Comecemos pelo fim: as vacinas contra a covid-19 funcionam e o seu efeito já se sente ao nível dos internamentos em Portugal. A vacinação em massa é, portanto, o objetivo urgente para combater a pandemia. O que devemos fazer para o alcançar? É sobre isso que quero falar.
As vacinas já estão a salvar vidas no nosso país e no mundo, mas a sua escassez ainda deixa indefesas milhões de pessoas. Em Portugal, como em quase todo o mundo, as vacinas chegam a conta gotas. O plano nacional de vacinação contra a covid-19 ficará, na melhor das hipóteses, pela metade do que era previsto para o primeiro trimestre deste ano.
O problema não é a falta de encomendas, como várias vezes tem sido repetido. Bem, pelo contrário, podíamos até acusar alguns países de ter a vontade de açambarcar vacinas tais são as quantidades que contratualizaram às farmacêuticas. A União Europeia encomendou 3,5 doses por habitante, os EUA, 3,7, o Japão, 2,3, ou o Reino Unido, 5,5 doses por habitante. E estas encomendas surgiram muito antes das vacinas estarem testadas e ou serem aprovadas pelas respetivas autoridades de saúde. Deve-se ressalvar, ainda, que as farmacêuticas aceitaram chorudos pagamentos quando assinaram o calendário para a entrega das centenas de milhões de doses que, agora, estão a chegar com atraso.
Se o problema não está do lado da procura, é óbvio que está do lado da oferta. As farmacêuticas queixam-se da falta de capacidade de produção. O ritmo a que as vacinas são produzidas está muito longe do que foi contratualizado e ainda mais do que era preciso à escala mundial. É possível produzir em maior quantidade?
A pergunta anterior merece duas respostas diferentes. Primeiro, sendo duvidoso que as farmacêuticas estejam a fazer o possível para cumprir o que tinham prometido porque parece que há vendas paralelas em que prioridade é dada a quem esteja disposto a pagar mais no mercado, é alegado que a capacidade de produção das fábricas está no limite. Segundo, há várias fábricas de outros grupos económicos que já se mostraram disponíveis para participar no esforço de produção - segundo especialistas, a capacidade mundial de produção de vacinas é excedentária e não está a ser usada para esta urgência. O que falta é a partilha da tecnologia para se poder multiplicar os locais de produção e, com isso, chegar mais rápido a biliões de pessoas que precisam da vacinação.

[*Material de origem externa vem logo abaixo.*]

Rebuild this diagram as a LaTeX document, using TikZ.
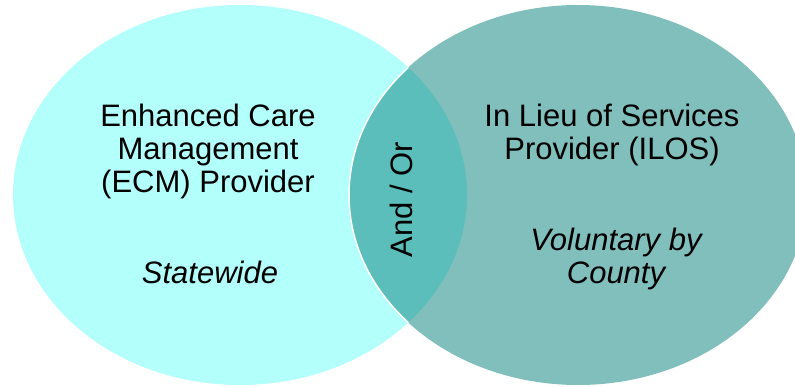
\documentclass[tikz,border=0pt]{standalone}
\usepackage{fontspec}
\setmainfont{Liberation Sans}
\definecolor{leftc}{RGB}{179,255,252}
\definecolor{rightc}{RGB}{128,191,188}
\definecolor{lensc}{RGB}{91,190,186}
\begin{document}
\begin{tikzpicture}[x=1pt,y=-1pt,
  lbl/.style={inner sep=0pt, align=center, anchor=base, font=\fontsize{31}{33}\selectfont},
  ital/.style={lbl, font=\fontsize{31}{33}\selectfont\itshape}]
\useasboundingbox (0,0) rectangle (795,386);
\clip (0,0) rectangle (795,386);
\fill[leftc] (240,195) ellipse [x radius=227, y radius=190];
\fill[rightc] (578,195) ellipse [x radius=229, y radius=190];
\begin{scope}
  \clip (240,195) ellipse [x radius=227, y radius=190];
  \fill[lensc] (578,195) ellipse [x radius=229, y radius=190];
\end{scope}
\begin{scope}
  \clip (240,195) ellipse [x radius=227, y radius=190];
  \draw[white, line width=1.5pt] (578,195) ellipse [x radius=229, y radius=190];
\end{scope}
\node[lbl] (ecm) at (208,192) {Enhanced Care\\Management\\(ECM) Provider};
\node[ital] (sw) at (210,283) {Statewide};
\node[lbl] (ilos) at (612,159) {In Lieu of Services\\Provider (ILOS)};
\node[ital] (vol) at (616,283) {Voluntary by\\County};
\node[lbl, rotate=90] (andor) at (412,199.5) {And / Or};
\end{tikzpicture}
\end{document}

Já percebemos que a partilha da tecnologia das farmacêuticas não está nas suas intenções. As patentes são a garantia do monopólio e o lucro não pode ser colocado em causa, nem que seja por uma pandemia. No entanto, o investimento para o desenvolvimento e a testagem das vacinas foi feito sem risco para estas multinacionais. Houve muito investimento público e uma garantia de compra qualquer que fosse a eficácia das vacinas. Os cidadãos pagam, mas não mandam. Mas não tem de ser assim.
Ao contrário do que dizem, a legislação sobre a propriedade industrial não deixa os Estados de mãos atadas. Há mais de cem anos que situações como esta que enfrentamos, de catástrofe, serviram para introduzir nesta legislação figuras jurídicas como a licença obrigatória em casos em que esteja em causa o interesse público ou seja de importância para a Saúde Pública. Haja vontade política, não estamos condenados a esta escassez de vacinas.
O Governo português, estando na presidência do conselho da União Europeia pode e deve tomar a dianteira do debate que liberte as patentes das vacinas, aumentando drasticamente a produção, multiplicando pelo globo essa capacidade e permitindo uma rápida vacinação de toda a população do mundo. Será que António Costa ouvirá o apelo de António Guterres ou da OMS? As vidas humanas valem mais do que o lucro das farmacêuticas.
Para futuras pandemias, que agora se sabe podem estar à espreita, a investigadora Teresa Summavielle apresentou um número: 45 milhões de euros. É esse o investimento que seria necessário para se produzir uma vacina em Portugal. E, assegura a cientista, o nosso país tem “absoluta capacidade de desenvolver”. Boas notícias para o futuro, saibamos prevenir em vez de remediar. Há investimento público mais importante do que este?
Artigo publicado no Público a 12 de março de 2021.